Built on privacy by design and security by design principles, small data can help people become smarter, healthier, and make better, faster decisions. It can help people discover new experiences more easily, reclaim time in their busy lives, and enjoy deeper, more positive relationships with others.

Small data can also greatly improve the capacity and performance of governments and non-governmental institutions, from eliminating time-consuming forms and other inefficient data practices, to improving public health and education by leveraging the power of more accurate and complete data provided with an individual’s permission. Such institutions can also help share important data with individuals, allowing them to have a copy for their own use.

Applied to commerce, small data holds the promise of connecting people with the best and most relevant products and services in a safe and anonymous environment. It can transform advertising into a more respectful, less disruptive industry that rewards people for their time and engagement with their messages and for their purchases. Small data offers customers the opportunity to better balance and assert their interests with companies (some have called this model Vendor Relationship Management (VRM)). Companies who play by these new rules and earn the trust of individuals will be rewarded with access to rich and robust data otherwise unavailable, giving them instant competitive advantages over companies who choose to go it alone.

The first small data platform – a data vault, private network and apps

Personal has spent over two years designing, building and launching the first scalable small data platform. At its core is a secure data vault to aggregate and store structured and unstructured data from just about any source. A private, personal network sits on top to set permissions for data to enter or exit the vault. People are able to connect with other people through the network, and soon with companies, apps, and private or public institutions, and decide which, if any, of their data they are willing to grant them permission to access.

We have put equal weight on privacy and security, and on helping people leverage their own data in exciting, new ways. These concepts are inextricably linked in small data, which requires a high degree of trust to function properly. Similarly, we have rewritten the legal rules of data ownership to protect and empower users, who we call owners. And, because we know relationships can sometimes end, we have built what we believe is the most complete data portability and deletion capabilities in a data platform. Trust doesn’t work unless you are truly free to leave.

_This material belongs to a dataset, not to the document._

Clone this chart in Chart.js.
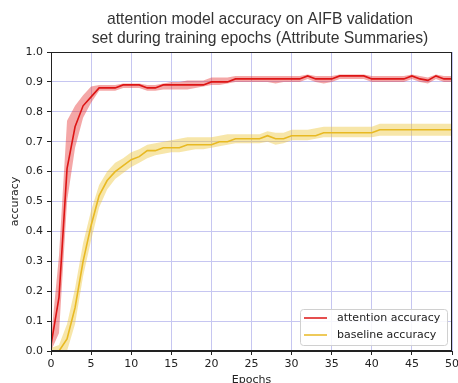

In addition to launching our own apps in the coming months, we are inviting developers to apply for early access to build apps on our platform to show off the power and benefits of small data. Individuals have never imagined the magic of running apps on reusable, structured data about the most important things in their lives, while developers have never assumed having access to such high quality data on which to innovate. The possibilities are limitless.

We are excited to help usher in this new era where permission, transparency and privacy become the norm, and where companies and governments have to align around new rules and provide clear and compelling benefits in order to earn access.

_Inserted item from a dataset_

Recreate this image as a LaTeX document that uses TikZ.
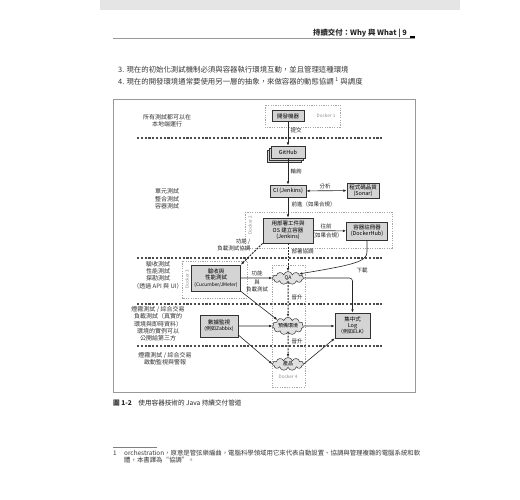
\documentclass[tikz,border=0pt]{standalone}
\usepackage{fontspec}
\setmainfont{Noto Sans CJK TC}
\usetikzlibrary{positioning,arrows.meta,shapes.symbols}
\newcommand{\fsz}[2]{\fontsize{#1pt}{#2pt}\selectfont}

\begin{document}
\begin{tikzpicture}[x=1pt,y=-1pt,
  >={Latex[length=3.2pt,width=2.6pt]},
  box/.style={draw=black!80,fill=black!17,line width=0.8pt,align=center,inner sep=1pt,font=\fsz{5.5}{6.3}},
  cld/.style={cloud,cloud puffs=11,aspect=2.4,draw=black!80,fill=black!12,line width=0.5pt,inner sep=0pt,minimum width=31pt,minimum height=13pt,font=\fsz{5}{6}},
  dock/.style={draw=black!35,line width=0.5pt,dash pattern=on 1.2pt off 1.2pt},
  dlbl/.style={text=black!45,font=\fsz{4.6}{5},inner sep=0pt},
  sep/.style={draw=black!70,line width=1.1pt,dash pattern=on 2.2pt off 1.6pt},
  flow/.style={->,line width=0.6pt,draw=black!85},
  coord/.style={flow,line width=1pt,dash pattern=on 2pt off 1.2pt},
  lbl/.style={font=\fsz{5.5}{6.3},inner sep=0.5pt,text=black!85},
  side/.style={align=center,font=\fsz{6}{7.3},text=black!80},
  page/.style={anchor=west,inner sep=0pt,text=black!78},
]
\fill[white] (0,0) rectangle (520,500);
\useasboundingbox (0,0) rectangle (520,500);

% page head
\fill[black!10] (100,0) rectangle (460,10);
\node[anchor=east,font=\fsz{7.4}{8}\bfseries,inner sep=0pt,text=black!85] (head) at (407,33) {持續交付：Why 與 What | 9};
\draw[black!40,line width=0.8pt] (113,38.5) -- (415,38.5);
\fill[black] (410,36) rectangle (415,38.5);

% list items
\node[page,font=\fsz{7.4}{8}] (item3) at (118,70) {3. 現在的初始化測試機制必須與容器執行環境互動，並且管理這種環境};
\node[page,font=\fsz{7.4}{8}] (item4) at (118,81) {4. 現在的開發環境通常要使用另一層的抽象，來做容器的動態協調 \textsuperscript{1} 與調度};

% figure frame
\draw[black!40,line width=0.6pt] (113,392) -- (113,99) -- (415,99) -- (415,392) -- cycle;

% stage separators
\foreach \y in {138,258,304,346} \draw[sep] (137,\y) -- (382,\y);

% docker regions
\draw[dock] (265,105) rectangle (340,127);
\node[dlbl] (d1) at (326,116) {Docker 1};
\draw[dock] (245,212) rectangle (392,248);
\node[dlbl,rotate=90] (d2) at (250,225) {Docker 2};
\draw[dock] (182,261) rectangle (247,298);
\node[dlbl,rotate=90] (d3) at (187,279) {Docker 3};
\draw[dock] (272,265) rectangle (305,387);
\node[dlbl] (d4) at (288,377) {Docker 4};

% side notes
\node[side] (n1) at (167,121) {所有測試都可以在\\本地端運行};
\node[side] (n2) at (167,199) {單元測試\\整合測試\\容器測試};
\node[side] (n3) at (158,275) {驗收測試\\性能測試\\探勘測試\\（透過 API 與 UI）};
\node[side] (n4) at (158,324) {煙霧測試 / 綜合交易\\負載測試（真實的\\環境與即時資料）\\環境的實例可以\\公開給第三方};
\node[side] (n5) at (165,359) {煙霧測試 / 綜合交易\\啟動監視與警報};

% pipeline
\node[box,minimum width=32pt,minimum height=11pt] (dev) at (288,116) {開發機器};
\foreach \o in {4,2} \node[box,minimum width=34pt,minimum height=12pt] (gh\o) at (288-\o,152+\o) {};
\node[box,minimum width=34pt,minimum height=12pt] (gh) at (288,152) {GitHub};
\node[box,minimum width=36pt,minimum height=12pt] (ci) at (288,191) {CI (Jenkins)};
\node[box,minimum width=32pt,minimum height=15pt] (sonar) at (363,190.5) {程式碼品質\\(Sonar)};
\node[box,minimum width=50pt,minimum height=25pt] (build) at (288,230.5) {用部署工件與\\OS 建立容器\\(Jenkins)};
\node[box,minimum width=41pt,minimum height=18pt] (registry) at (367,231) {容器註冊器\\(DockerHub)};
\node[box,minimum width=49pt,minimum height=26pt] (acc) at (216,278) {驗收與\\性能測試\\{\fsz{4.8}{6}(Cucumber/JMeter)}};
\node[box,minimum width=38pt,minimum height=22pt] (mon) at (219,326) {數據監視\\{\fsz{5}{6}(例如Zabbix)}};
\node[box,minimum width=35pt,minimum height=25pt] (log) at (352.5,325.5) {集中式\\Log\\{\fsz{5}{6}（例如ELK）}};
\node[cld] (qa) at (288,278) {QA};
\node[cld] (stage) at (288,326) {預備環境};
\node[cld] (prod) at (288,364) {產品};

% connectors
\draw[flow] (dev) -- (gh);
\node[lbl,anchor=west] (commit) at (290,130) {提交};
\draw[flow] (gh) -- (ci);
\node[lbl,anchor=west] (poll) at (290,171) {輪詢};
\draw[<->,line width=0.6pt,draw=black!85] (ci) -- (sonar);
\node[lbl] (analyse) at (325,186) {分析};
\draw[flow] (ci) -- (build);
\node[lbl,anchor=west] (fwd) at (291,204) {前進（如果合規）};
\draw[flow] (build) -- (registry);
\node[lbl] (push) at (326,226) {往前};
\node[lbl] (pushif) at (326,235.5) {（如果合規）};
\draw[coord] (build) -- (qa);
\node[lbl,anchor=west] (deploy) at (291,251) {部署協調};
\draw[coord] (build.south west) -- (acc.north east);
\node[lbl,align=right,anchor=east] (func) at (251,245) {功能 /\\負載測試協調};
\draw[flow] (registry.south) -- (367,252) .. controls (367,262) and (352,265) .. (qa.20);
\node[lbl] (pull) at (362,270) {下載};
\draw[flow] (acc) -- (qa);
\node[lbl,anchor=south] (load1) at (257,276.5) {功能};
\node[lbl,align=center,anchor=north] (load2) at (257,279.5) {與\\負載測試};
\draw[flow,rounded corners=3pt] (qa.east) -| (log.north);
\draw[coord] (qa) -- (stage);
\node[lbl,anchor=west] (prom1) at (291,297) {晉升};
\draw[flow] (acc.south east) -- (stage.150);
\draw[flow] (mon) -- (stage);
\draw[flow] (stage) -- (stage -| log.west);
\draw[flow] (mon.-25) -- (prod.west);
\draw[coord] (stage) -- (prod);
\node[lbl,anchor=west] (prom2) at (291,341) {晉升};
\draw[flow] (prod.east) -- (log.south west);

% caption
\node[page,font=\fsz{6.6}{8},text=black!85] (cap) at (113,403) {{\bfseries 圖 1-2}\quad 使用容器技術的 Java 持續交付管道};

% footnote
\draw[black!50,line width=0.4pt] (113,447) -- (157,447);
\node[page,font=\fsz{6.3}{7.5}] (fnum) at (113,453) {1};
\node[page,font=\fsz{6.4}{7.5}] (fn1) at (124,453) {orchestration，原意是管弦樂編曲，電腦科學領域用它來代表自動設置、協調與管理複雜的電腦系統和軟};
\node[page,font=\fsz{6.4}{7.5}] (fn2) at (124,460.5) {體，本書譯為“協調”。};
\end{tikzpicture}
\end{document}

At Personal, we see the future through the lens of small data — and we think it will change everything.

*I first heard the term “small data” in a talk by Jeremie Miller, co-founder of Singly, at the Web 2.0 Summit in November 2011, and it’s one that stuck with me. Doc Searls included a passage from the talk in his new book, The Intention Economy (Boston: Harvard Business Review Press, 2012), p. 196:

You need to have a home for your data. I’m trying aggressively to define this home, in… the best software, the best technology, the best legal terms. This home is yours — that you own, that you control. And this home is for your data.

This ability for you to have it and share it out, is going to transform our industry, over the next ten years. There is going to be this tectonic shift, as everything sort of re-shapes and re-centers itself around people, around individuals, and around the mountains of data that they have… Everybody talks about ‘big data.’ This isn’t big data. This is going to be the era of small data, of my data.